Time for another ‘Enki talks about his failed projects’ storytime corner!

Around late 2006, I had this idea of how to ‘solve the IoT privacy problem’ & do ubiquitous computing with cheap consumer hardware.

Basically, the idea was that you’d have a hardware dongle that was your input device and contained your settings (or information about how to retrieve your settings/preferences from elsewhere). This dongle would be totally passive until you enabled it.

The idea is, you can identify a space where you can connect to a ubiquitous computing environment, and then you need to make a conscious decision to trust that space — one that corresponds to a contract with that space. (Basically — within reason, I trust this space to not fuck me over, and allow it in turn to access and modify my settings on my behalf.) This space is literally a building.
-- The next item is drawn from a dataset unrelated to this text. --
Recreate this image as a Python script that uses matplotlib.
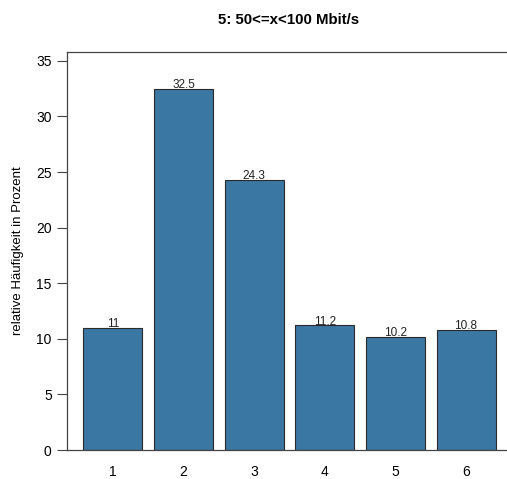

Like, with a bunch of projectors in it. I wanted to replace cybercafes with collaborative public computing spaces.

This project was stuck in a conceptual phase until early 2007, when 3rd party clones of the wiimote became cheap and widespread, and open source wiimote interface libraries proliferated.

Then I made prototypes using the wiimote as input device.

What I was going for was something like what Alan Kay & Brett Victor are doing with dynamaland: you’d have a big communal space with big wall-sized screens & people could let each other collaborate by sharing write access to what they were working on. So it was going to be geared toward creative workplaces of the type they show in ads. (I didn’t realize those places were mostly imaginary.)

I actually gave a lightning talk at CFP 2008 about this. (I spoke right after moot.)

Killer: multi-pointer X didn’t exist yet, and also the wiimote wasn’t totally passive when not linked. (The wiimote also didn’t have enough space on it to store much, so I was going to have it store an ID & a keypair for accessing encrypted data on Amazon S3. I no longer think this is as good an idea as I did a decade ago.)

In the end, it’s one more project I half-did in high school that I still think is conceptually cool but will never happen.